Saturday, October 29, 2011

Getting it Wrong -- Again

Here we go again, except that this time both the government and The New York Times is getting it wrong.

Remember Solyndra, the solar-energy equipment company that received a half-billion dollar loan from the federal government two years ago and is now bankrupt? Of course, there should be a post-mortem, but not if it's led by a businessman, and certainly not by Herbert M. Allison, Jr., the same former executive who headed TARP under the Bush and Obama administrations to "rescue" the collapsed and corrupt financial system. (Rescue was the word that The New York Times used. Ask anyone who is outside the financial system and he or she will agree that the word "rescue" is woefully inaccurate as a word choice.)

As everyone knows by now, TARP didn't work out as well as Bush promised or as people grudgingly accepted and expected. It turns out that the banks that were too big to fail became even bigger, and the smaller ones didn't do so well, either. As a friend of mine, who is a management consultant noted, they may be too big to fail, but they're also too big to succeed. Better still, as Bob Herbert, suggested, the government should just "break 'em up."

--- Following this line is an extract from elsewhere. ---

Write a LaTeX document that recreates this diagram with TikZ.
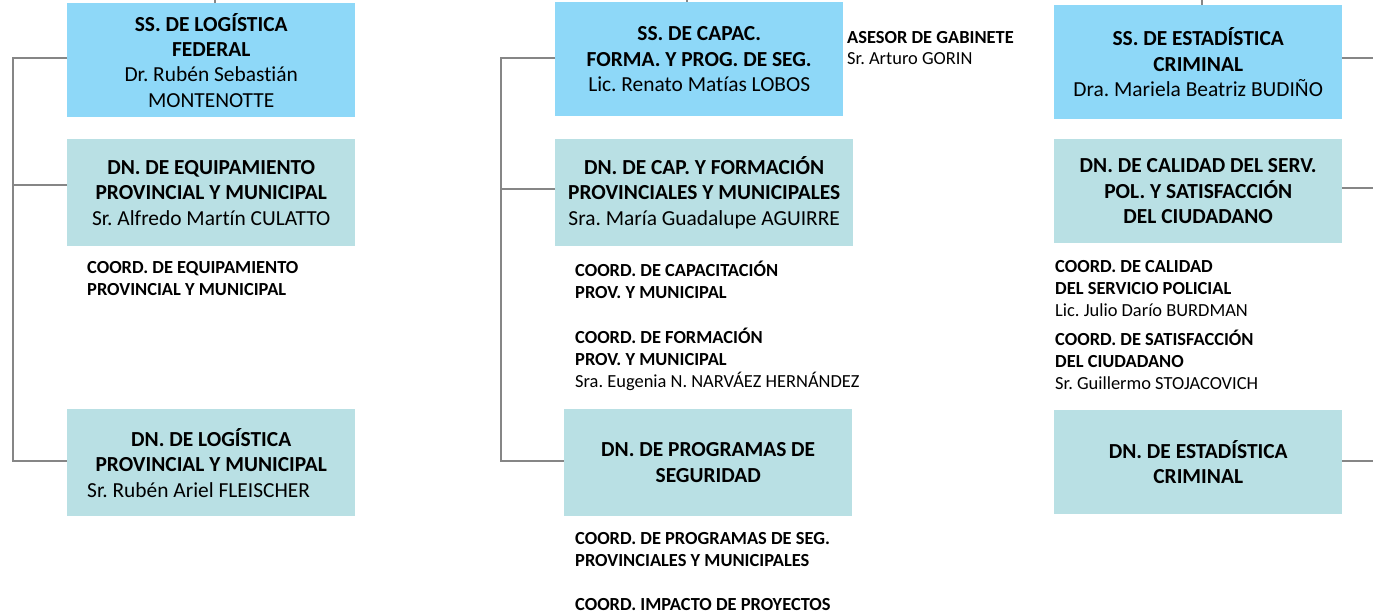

But let's go forward and let's be realistic. Chances are that no one is going to be prosecuted for any wrongdoing that happened at Solyndra. These days, half a billion dollars is nothing, certainly when compared to the TARP funds that went to regional banks such as Emigrant Savings Bank. (I'll bet most people outside the New York Tri-State area never even heard of Emigrant.) Why even bother? The only thing that's worth doing is having OW (Occupy Wherever) demand that there is either free enterprise with NO government help or nationalize energy and other national resources such as oil. That may be heresy to some people, but to others, it's akin to eating one's cake and having it, too.

A few observations about the mystery man behind TARP: He is one of those Ivy League whiz kids who helped destroy everything in his path. Among them was TIAA-Cref, a company that once had a good reputation in helping employees of non-profits reach their financial goals. Good old Herbie fired 500 employees, about eight percent of the workforce. (Employees called it Herbicides.) I know one of its victims. She claims -- and she is someone I trust implicitly -- that she was let get in favor of a man who had a wife and two children to support. Her husband was working at the time, but they also have two children to support. Looking back, I can't help but wonder if the sexism of her supervisor wasn't influenced from the very top down. I have no evidence to say this; I just don't feel that the choice of Allison is the right one. He comes with too much baggage.

Solyndra was founded in 2005, no doubt with the most noble of intentions, but I can't help but think that it was somehow tainted with the no regulation, get rich quick mentality that has permeated the U.S. for the past 30 years or so, and peaking with the Bush era.